Die Ausdetaillierung des Konzeptes war für alle Beteiligten eine Mammutaufgabe. Konzeptionsseitig hatten wir bei insglück z.B. über zwanzig Kooperationspartner an Bord, Forschungseinrichtungen und Unternehmen, die Exponate und Know-how gestellt haben. Oder die Texte. Die ganze Ausstellung ist viersprachig. Deutsch, englisch, russisch und kasachisch. Das hat Spaß gemacht … Auch die Anpassung der Raumgestaltung an die realen Gegebenheiten vor Ort war sehr aufwändig und zeitintensiv.
Dann die Umsetzung: Wir mussten uns in kasachische Realitäten einarbeiten, Dienstleister, Know-how und Material vor Ort auftun, denn es war schnell klar, dass verschiedene Einfuhrproblematiken uns zwingen würden, so viel wie möglich vor Ort zu produzieren. Wir haben uns mit kasachischem Baurecht auseinandersetzt, russische Genehmigungsplanungen erstellt und sind tief eingetaucht in eine postsowjetische Monsterbürokratie, vom Zoll ganz zu schweigen. Ich glaube, alle im Team sind irgendwann im Verlauf des Projektes mal an ihre Grenzen gekommen – und darüber hinaus.

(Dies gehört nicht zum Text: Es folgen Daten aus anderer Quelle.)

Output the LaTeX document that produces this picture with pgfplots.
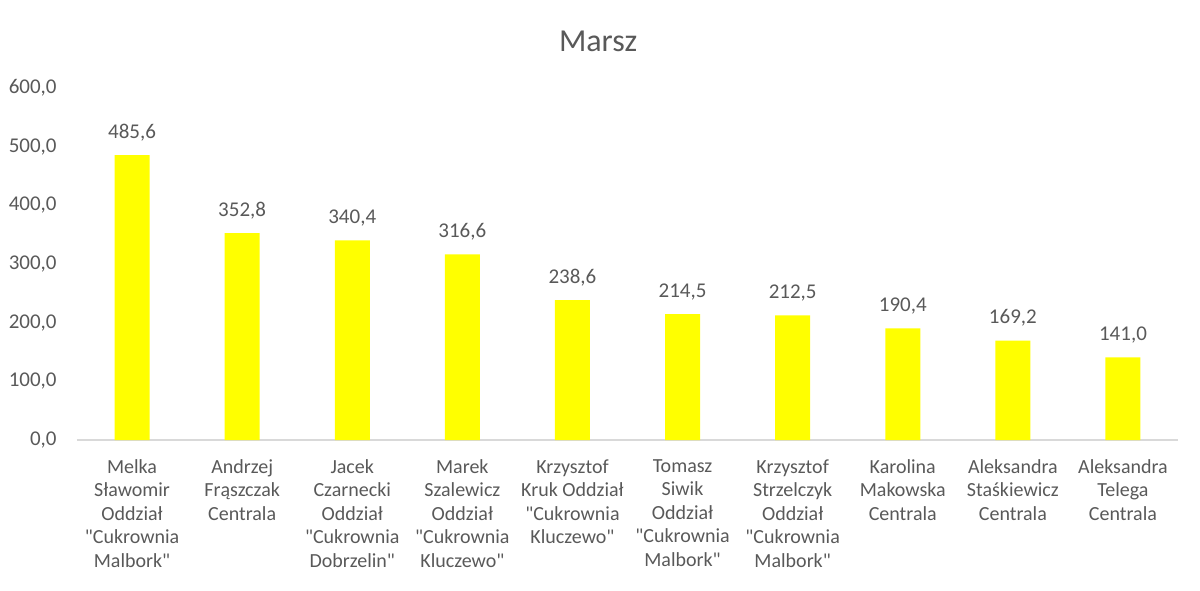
\documentclass[border=0pt]{standalone}
\usepackage{fontspec}
\setmainfont{Carlito}[Ligatures=TeXOff]
\usepackage{pgfplots}
\pgfplotsset{compat=1.18}
\definecolor{txt}{HTML}{595959}
\definecolor{axl}{HTML}{D9D9D9}
\definecolor{bar}{HTML}{FFFF00}
\begin{document}
\begin{tikzpicture}
\begin{axis}[
  at={(0,0)}, anchor=south west,
  scale only axis,
  width=550.5pt, height=176pt,
  xmin=-0.5, xmax=9.5,
  ymin=0, ymax=600,
  ytick={0,100,...,600},
  xtick={0,...,9},
  xticklabels={
    {Melka\\Sławomir\\Oddział\\"Cukrownia\\Malbork"},
    {Andrzej\\Frąszczak\\Centrala},
    {Jacek\\Czarnecki\\Oddział\\"Cukrownia\\Dobrzelin"},
    {Marek\\Szalewicz\\Oddział\\"Cukrownia\\Kluczewo"},
    {Krzysztof\\Kruk Oddział\\"Cukrownia\\Kluczewo"},
    {Tomasz\\Siwik\\Oddział\\"Cukrownia\\Malbork"},
    {Krzysztof\\Strzelczyk\\Oddział\\"Cukrownia\\Malbork"},
    {Karolina\\Makowska\\Centrala},
    {Aleksandra\\Staśkiewicz\\Centrala},
    {Aleksandra\\Telega\\Centrala}},
  major tick length=0pt,
  axis x line*=bottom, axis y line*=left,
  x axis line style={-, draw=axl, line width=0.8pt},
  y axis line style={draw=none},
  /pgf/number format/.cd, fixed, fixed zerofill, precision=1, use comma, 1000 sep={}, assume math mode=true,
  /pgfplots/.cd,
  yticklabel style={font=\fontsize{10.5}{12}\selectfont, text=txt, inner sep=0pt, anchor=east, xshift=-10pt},
  xticklabel style={font=\fontsize{10}{11.75}\selectfont, text=txt, inner sep=0pt, anchor=north, yshift=-9.5pt, align=center},
  title={Marsz},
  title style={font=\fontsize{16}{19}\selectfont, text=txt, at={(axis description cs:0.4733,1.071)}, anchor=base, inner sep=0pt},
  nodes near coords,
  nodes near coords style={font=\fontsize{10.5}{12}\selectfont, text=txt, anchor=base, inner sep=0pt, yshift=8.5pt},
  ybar, bar width=17.5pt,
]
\addplot[fill=bar, draw=none] coordinates {
  (0,485.6) (1,352.8) (2,340.4) (3,316.6) (4,238.6)
  (5,214.5) (6,212.5) (7,190.4) (8,169.2) (9,141.0)};
\end{axis}
\pgfresetboundingbox
\path[use as bounding box] (-38.5pt,-75pt) rectangle (561.5pt,220pt);
\end{tikzpicture}
\end{document}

In diesem Zusammenhang möchte ich mich bei unserem Kunden, den Kollegen vom Bundeswirtschaftsministerium ausdrücklich bedanken: Uns wurde da unglaublich viel Vertrauen entgegengebracht, es war wirklich ein Zusammenarbeiten auf Augenhöhe. An vielen Punkten haben uns die Kollegen, die ja schon viele Weltausstellungen gemacht haben, ganz wesentlich unterstützt. Es herrschte von Vornherein das Verständnis, dass man gemeinsam die Herausforderung EXPO bestehen würde, wir sind als Team angetreten. Ganz anders, als man das von manchem Wirtschaftsunternehmen (leider) kennt.
Die drei größten Herausforderungen?
Der Zoll, die Logistik vor Ort und der Zoll. Wir hatten zeitweise wirklich Zweifel, ob wir überhaupt einen Laster aufs Gelände bringen und entladen würden. Aber manches gibt es eben nicht in Kasachstan, da war die Einfuhr unumgänglich. Wir hatten eh nur eine Handvoll Laster aus Deutschland …

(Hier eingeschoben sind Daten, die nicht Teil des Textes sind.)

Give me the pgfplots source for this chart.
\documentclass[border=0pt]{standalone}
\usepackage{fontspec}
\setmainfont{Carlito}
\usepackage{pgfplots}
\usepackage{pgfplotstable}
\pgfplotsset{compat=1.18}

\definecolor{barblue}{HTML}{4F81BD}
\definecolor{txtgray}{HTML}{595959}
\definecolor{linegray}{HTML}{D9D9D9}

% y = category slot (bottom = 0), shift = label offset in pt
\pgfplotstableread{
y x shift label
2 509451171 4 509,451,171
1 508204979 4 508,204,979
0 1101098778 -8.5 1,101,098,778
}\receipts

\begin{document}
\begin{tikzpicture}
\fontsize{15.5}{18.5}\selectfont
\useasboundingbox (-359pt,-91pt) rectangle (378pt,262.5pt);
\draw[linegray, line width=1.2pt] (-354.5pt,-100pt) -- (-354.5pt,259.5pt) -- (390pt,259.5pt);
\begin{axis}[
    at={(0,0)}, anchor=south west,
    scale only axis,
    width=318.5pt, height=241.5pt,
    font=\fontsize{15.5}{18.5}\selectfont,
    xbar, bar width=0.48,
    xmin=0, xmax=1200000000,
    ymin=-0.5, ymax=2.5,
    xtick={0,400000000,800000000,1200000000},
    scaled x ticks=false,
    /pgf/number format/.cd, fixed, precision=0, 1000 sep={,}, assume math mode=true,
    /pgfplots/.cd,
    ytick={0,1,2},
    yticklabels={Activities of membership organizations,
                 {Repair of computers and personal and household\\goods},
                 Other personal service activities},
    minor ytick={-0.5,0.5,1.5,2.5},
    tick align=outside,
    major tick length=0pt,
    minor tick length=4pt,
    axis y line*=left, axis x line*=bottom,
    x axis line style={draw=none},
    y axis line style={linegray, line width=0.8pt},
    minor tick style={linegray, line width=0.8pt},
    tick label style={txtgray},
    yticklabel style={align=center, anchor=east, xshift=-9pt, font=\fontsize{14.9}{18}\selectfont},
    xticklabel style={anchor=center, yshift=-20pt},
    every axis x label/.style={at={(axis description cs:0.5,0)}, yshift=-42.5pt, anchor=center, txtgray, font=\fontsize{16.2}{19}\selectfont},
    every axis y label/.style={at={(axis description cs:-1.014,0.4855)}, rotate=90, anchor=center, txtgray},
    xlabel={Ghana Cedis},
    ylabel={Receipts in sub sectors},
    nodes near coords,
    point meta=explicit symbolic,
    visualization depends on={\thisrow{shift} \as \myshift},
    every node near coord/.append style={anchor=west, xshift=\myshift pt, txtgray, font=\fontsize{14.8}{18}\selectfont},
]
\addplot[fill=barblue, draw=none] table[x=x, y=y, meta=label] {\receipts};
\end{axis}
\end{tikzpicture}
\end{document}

Jetzt ist der Pavillon fertig. Zufrieden?
Ja, wirklich sehr. Es war unglaublich spannend, nach anderthalb Jahren Planung das erste Mal in den gebauten Räumen zu stehen. Und es funktioniert! Die Räume bringen die atmosphärische und narrative Intensität mit, die wir uns erhofft haben. Die Ausführungsqualität ist super. Die Besucher verstehen das Konzept von selbst und nehmen den Pavillon und seine Angebote an. Wir sind einer der meistbesuchten Pavillons auf der EXPO und wann immer ich da war, habe ich begeisterte Besucher angetroffen, die Spaß hatten – während sie etwas gelernt haben. Dass das nach all den Herausforderungen der Produktionsphase so gekommen ist, macht mich sehr glücklich. Die Arbeit hat sich gelohnt. Es war wirklich eine Teamleistung, und ich bin stolz, Teil dieses Teams gewesen zu sein.
https://youtu.be/LN4A0Zh8BIk
Lohnt sich die Reise zur EXPO?
Das muss jeder selbst entscheiden. Es gibt – neben dem deutschen Pavillon – ein paar Pavillons, die wirklich großartig sind, v.a. der österreichische, der schweizerische und der britische und auch die Energie-Ausstellung in der zentralen Kugel. Aber vieles ist auch belanglos und langweilig. Die Stadt selbst ist bedingt interessant, weniges ist älter als zwanzig Jahre. Wer nach Kasachstan reist, sollte unbedingt auch nach Almaty und ins Tian Shan reisen. Wunderbar und unfassbar freundlich sind die Kasachen selbst. Und wer gerne Fleisch isst, zumal Pferd, der sollte auf jeden Fall eine Reise nach Kasachstan erwägen.